▶ _TASK REQUIREMENTS_
No pictures belong in the copy; return exactly the lines from the one with "Recreate this image" through the one with "linespacing=1.41)", both ends included, and nothing else.

▶ _DATA PROVIDED_
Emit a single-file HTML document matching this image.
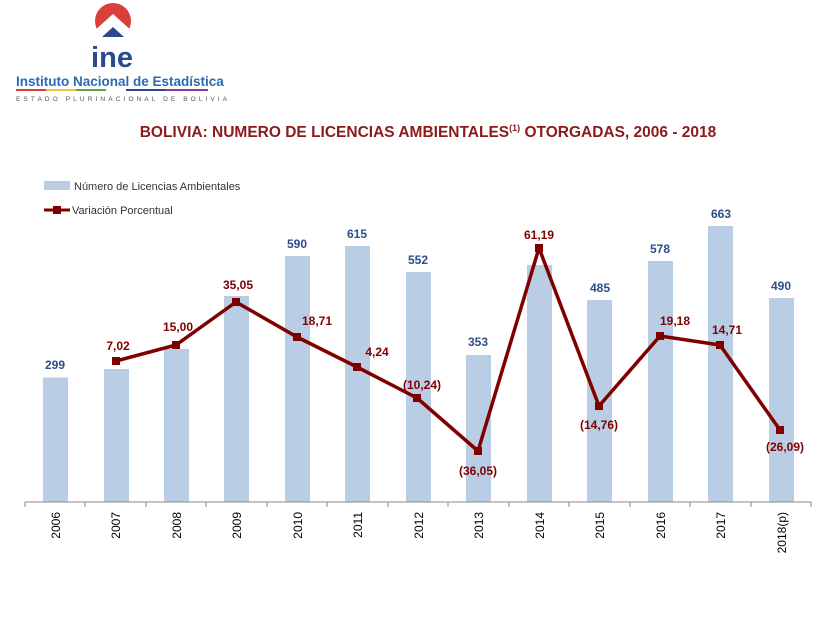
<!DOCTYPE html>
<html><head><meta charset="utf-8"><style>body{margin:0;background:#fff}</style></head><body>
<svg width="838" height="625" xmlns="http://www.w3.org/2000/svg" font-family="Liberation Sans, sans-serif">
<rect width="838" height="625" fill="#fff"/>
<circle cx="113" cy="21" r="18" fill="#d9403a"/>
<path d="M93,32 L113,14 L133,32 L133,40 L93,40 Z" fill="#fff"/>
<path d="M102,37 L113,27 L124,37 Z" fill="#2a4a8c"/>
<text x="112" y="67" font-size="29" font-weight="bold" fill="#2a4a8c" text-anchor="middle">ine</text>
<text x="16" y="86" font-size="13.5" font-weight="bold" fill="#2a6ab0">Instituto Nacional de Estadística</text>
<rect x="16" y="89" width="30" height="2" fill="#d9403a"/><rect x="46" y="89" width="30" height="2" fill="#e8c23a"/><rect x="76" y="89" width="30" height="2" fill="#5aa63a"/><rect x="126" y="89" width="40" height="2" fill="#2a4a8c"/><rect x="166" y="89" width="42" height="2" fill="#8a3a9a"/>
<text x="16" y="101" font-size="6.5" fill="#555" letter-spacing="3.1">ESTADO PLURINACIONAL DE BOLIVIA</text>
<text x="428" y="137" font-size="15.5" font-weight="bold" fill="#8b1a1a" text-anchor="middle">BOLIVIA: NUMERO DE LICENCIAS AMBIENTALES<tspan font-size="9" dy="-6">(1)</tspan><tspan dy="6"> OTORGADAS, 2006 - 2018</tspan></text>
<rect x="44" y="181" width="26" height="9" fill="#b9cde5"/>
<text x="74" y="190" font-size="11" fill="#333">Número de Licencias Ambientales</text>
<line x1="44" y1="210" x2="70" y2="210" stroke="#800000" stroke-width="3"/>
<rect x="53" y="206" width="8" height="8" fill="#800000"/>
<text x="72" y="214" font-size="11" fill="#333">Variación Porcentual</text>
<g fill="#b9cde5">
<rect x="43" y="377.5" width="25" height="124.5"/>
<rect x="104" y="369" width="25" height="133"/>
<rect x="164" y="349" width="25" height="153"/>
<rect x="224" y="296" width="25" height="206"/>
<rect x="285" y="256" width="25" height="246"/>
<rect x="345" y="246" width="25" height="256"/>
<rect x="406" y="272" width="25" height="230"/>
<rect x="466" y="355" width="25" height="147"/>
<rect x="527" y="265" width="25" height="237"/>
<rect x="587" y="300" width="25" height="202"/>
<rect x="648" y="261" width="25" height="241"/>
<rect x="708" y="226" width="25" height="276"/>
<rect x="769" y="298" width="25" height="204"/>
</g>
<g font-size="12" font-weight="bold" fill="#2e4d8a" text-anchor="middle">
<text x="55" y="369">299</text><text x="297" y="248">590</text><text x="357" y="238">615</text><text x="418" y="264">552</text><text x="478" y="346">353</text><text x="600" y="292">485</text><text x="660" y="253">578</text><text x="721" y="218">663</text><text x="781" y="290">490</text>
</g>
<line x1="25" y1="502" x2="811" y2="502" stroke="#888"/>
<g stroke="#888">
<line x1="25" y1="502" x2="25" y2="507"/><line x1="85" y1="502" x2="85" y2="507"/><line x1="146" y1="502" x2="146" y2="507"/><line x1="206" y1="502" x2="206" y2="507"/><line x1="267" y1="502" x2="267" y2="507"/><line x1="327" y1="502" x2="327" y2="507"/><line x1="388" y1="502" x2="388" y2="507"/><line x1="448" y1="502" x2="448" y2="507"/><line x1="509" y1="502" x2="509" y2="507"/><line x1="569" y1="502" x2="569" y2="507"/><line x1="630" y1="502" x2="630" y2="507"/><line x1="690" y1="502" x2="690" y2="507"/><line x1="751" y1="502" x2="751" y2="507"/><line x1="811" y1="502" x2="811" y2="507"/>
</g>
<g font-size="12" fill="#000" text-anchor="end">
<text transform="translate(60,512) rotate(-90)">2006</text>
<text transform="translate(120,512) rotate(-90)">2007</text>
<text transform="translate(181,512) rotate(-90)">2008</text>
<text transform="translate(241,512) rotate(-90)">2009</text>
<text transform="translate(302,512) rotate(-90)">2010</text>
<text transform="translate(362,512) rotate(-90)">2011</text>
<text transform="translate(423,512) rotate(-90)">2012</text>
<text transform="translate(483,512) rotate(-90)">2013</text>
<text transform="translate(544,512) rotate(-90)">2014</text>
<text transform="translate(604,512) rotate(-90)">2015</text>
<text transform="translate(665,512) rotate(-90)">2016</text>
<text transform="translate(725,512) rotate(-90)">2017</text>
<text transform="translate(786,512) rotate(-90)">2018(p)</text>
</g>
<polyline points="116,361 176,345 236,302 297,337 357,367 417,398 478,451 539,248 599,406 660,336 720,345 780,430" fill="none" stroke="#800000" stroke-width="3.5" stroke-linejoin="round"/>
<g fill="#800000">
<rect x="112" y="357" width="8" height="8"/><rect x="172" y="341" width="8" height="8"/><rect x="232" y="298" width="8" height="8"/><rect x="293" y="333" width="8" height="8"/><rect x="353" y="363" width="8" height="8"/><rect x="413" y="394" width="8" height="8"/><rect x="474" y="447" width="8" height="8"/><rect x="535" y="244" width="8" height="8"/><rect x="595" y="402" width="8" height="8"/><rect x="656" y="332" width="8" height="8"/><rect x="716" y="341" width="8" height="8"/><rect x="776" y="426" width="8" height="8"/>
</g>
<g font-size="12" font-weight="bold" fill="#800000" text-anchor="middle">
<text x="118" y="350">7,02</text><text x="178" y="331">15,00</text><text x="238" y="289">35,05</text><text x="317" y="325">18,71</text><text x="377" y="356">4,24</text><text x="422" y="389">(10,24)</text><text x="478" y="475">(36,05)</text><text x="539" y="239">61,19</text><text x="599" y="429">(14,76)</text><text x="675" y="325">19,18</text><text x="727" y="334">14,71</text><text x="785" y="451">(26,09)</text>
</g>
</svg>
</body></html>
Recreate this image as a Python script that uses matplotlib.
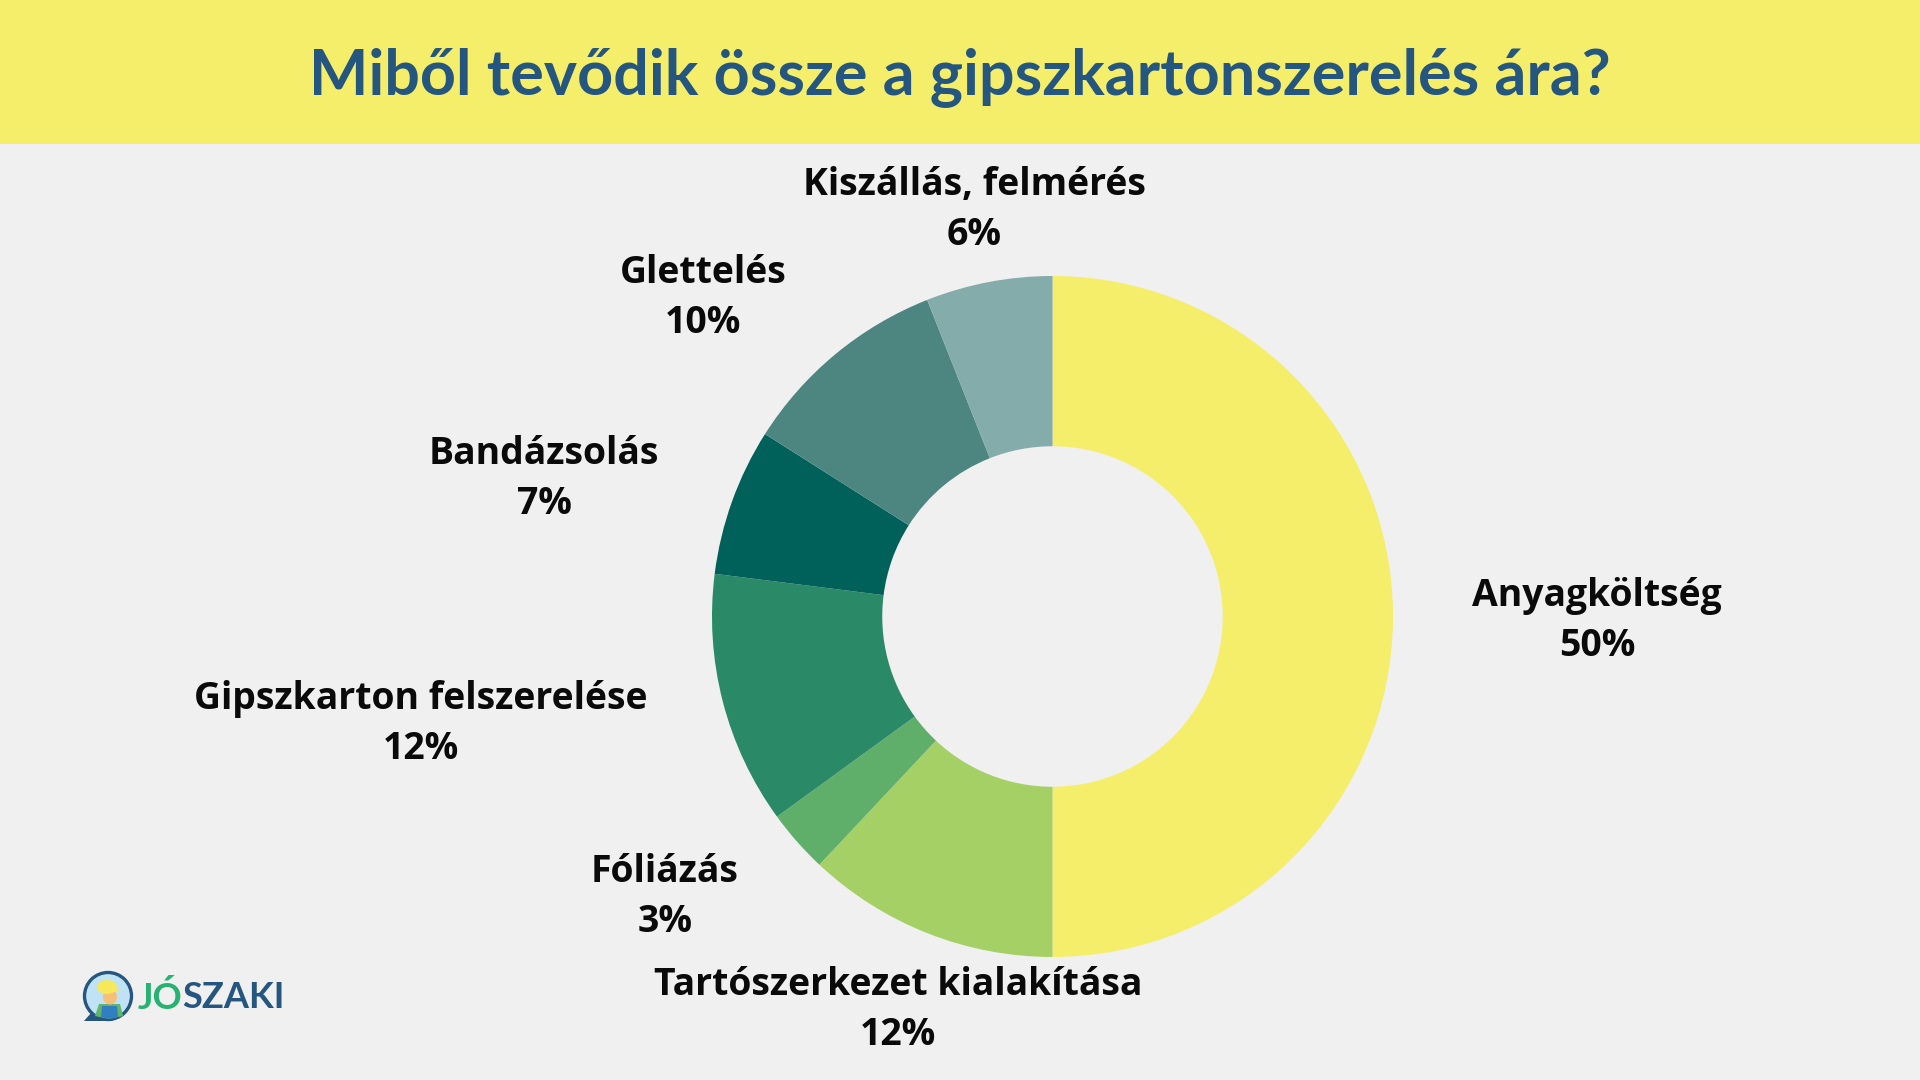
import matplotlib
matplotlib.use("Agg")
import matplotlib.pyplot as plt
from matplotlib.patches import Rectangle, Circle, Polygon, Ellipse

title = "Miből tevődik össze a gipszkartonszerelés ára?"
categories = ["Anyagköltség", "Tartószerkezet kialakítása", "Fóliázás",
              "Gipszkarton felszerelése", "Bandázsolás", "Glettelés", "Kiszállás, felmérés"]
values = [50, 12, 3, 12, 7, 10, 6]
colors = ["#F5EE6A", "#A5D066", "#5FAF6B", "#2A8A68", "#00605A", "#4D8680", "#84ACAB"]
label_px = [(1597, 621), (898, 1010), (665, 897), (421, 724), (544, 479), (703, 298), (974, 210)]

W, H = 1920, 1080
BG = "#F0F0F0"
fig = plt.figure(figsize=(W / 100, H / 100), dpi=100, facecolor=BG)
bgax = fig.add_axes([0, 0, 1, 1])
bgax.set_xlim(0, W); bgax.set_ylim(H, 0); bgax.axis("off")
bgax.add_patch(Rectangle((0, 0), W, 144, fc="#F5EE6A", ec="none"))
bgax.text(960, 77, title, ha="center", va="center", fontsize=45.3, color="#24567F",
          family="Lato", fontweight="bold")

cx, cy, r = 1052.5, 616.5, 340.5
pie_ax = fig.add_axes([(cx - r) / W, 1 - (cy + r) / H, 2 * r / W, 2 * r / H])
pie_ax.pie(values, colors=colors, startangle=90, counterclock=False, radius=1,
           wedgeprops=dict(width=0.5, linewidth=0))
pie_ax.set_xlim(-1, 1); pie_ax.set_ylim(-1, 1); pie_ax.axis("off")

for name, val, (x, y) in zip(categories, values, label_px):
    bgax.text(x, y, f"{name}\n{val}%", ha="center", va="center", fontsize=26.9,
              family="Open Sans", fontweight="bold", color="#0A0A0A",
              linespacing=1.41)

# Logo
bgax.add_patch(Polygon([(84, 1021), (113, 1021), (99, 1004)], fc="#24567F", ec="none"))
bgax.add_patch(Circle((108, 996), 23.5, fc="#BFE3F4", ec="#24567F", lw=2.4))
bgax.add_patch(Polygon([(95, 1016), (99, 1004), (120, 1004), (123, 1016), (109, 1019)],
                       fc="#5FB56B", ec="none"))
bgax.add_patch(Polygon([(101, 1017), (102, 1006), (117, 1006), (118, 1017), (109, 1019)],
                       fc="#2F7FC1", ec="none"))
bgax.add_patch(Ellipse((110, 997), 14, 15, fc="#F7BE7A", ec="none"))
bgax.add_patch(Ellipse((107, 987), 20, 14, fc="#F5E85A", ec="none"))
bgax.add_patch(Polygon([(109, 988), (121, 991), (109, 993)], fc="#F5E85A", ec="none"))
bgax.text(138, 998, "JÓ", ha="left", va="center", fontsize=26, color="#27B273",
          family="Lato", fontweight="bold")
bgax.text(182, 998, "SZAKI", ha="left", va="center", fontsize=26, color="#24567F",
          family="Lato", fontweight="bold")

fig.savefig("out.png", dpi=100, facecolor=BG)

▶ _ANSWER_
Recreate this image as a Python script that uses matplotlib.
import matplotlib
matplotlib.use("Agg")
import matplotlib.pyplot as plt
from matplotlib.patches import Rectangle, Circle, Polygon, Ellipse

title = "Miből tevődik össze a gipszkartonszerelés ára?"
categories = ["Anyagköltség", "Tartószerkezet kialakítása", "Fóliázás",
              "Gipszkarton felszerelése", "Bandázsolás", "Glettelés", "Kiszállás, felmérés"]
values = [50, 12, 3, 12, 7, 10, 6]
colors = ["#F5EE6A", "#A5D066", "#5FAF6B", "#2A8A68", "#00605A", "#4D8680", "#84ACAB"]
label_px = [(1597, 621), (898, 1010), (665, 897), (421, 724), (544, 479), (703, 298), (974, 210)]

W, H = 1920, 1080
BG = "#F0F0F0"
fig = plt.figure(figsize=(W / 100, H / 100), dpi=100, facecolor=BG)
bgax = fig.add_axes([0, 0, 1, 1])
bgax.set_xlim(0, W); bgax.set_ylim(H, 0); bgax.axis("off")
bgax.add_patch(Rectangle((0, 0), W, 144, fc="#F5EE6A", ec="none"))
bgax.text(960, 77, title, ha="center", va="center", fontsize=45.3, color="#24567F",
          family="Lato", fontweight="bold")

cx, cy, r = 1052.5, 616.5, 340.5
pie_ax = fig.add_axes([(cx - r) / W, 1 - (cy + r) / H, 2 * r / W, 2 * r / H])
pie_ax.pie(values, colors=colors, startangle=90, counterclock=False, radius=1,
           wedgeprops=dict(width=0.5, linewidth=0))
pie_ax.set_xlim(-1, 1); pie_ax.set_ylim(-1, 1); pie_ax.axis("off")

for name, val, (x, y) in zip(categories, values, label_px):
    bgax.text(x, y, f"{name}\n{val}%", ha="center", va="center", fontsize=26.9,
              family="Open Sans", fontweight="bold", color="#0A0A0A",
              linespacing=1.41)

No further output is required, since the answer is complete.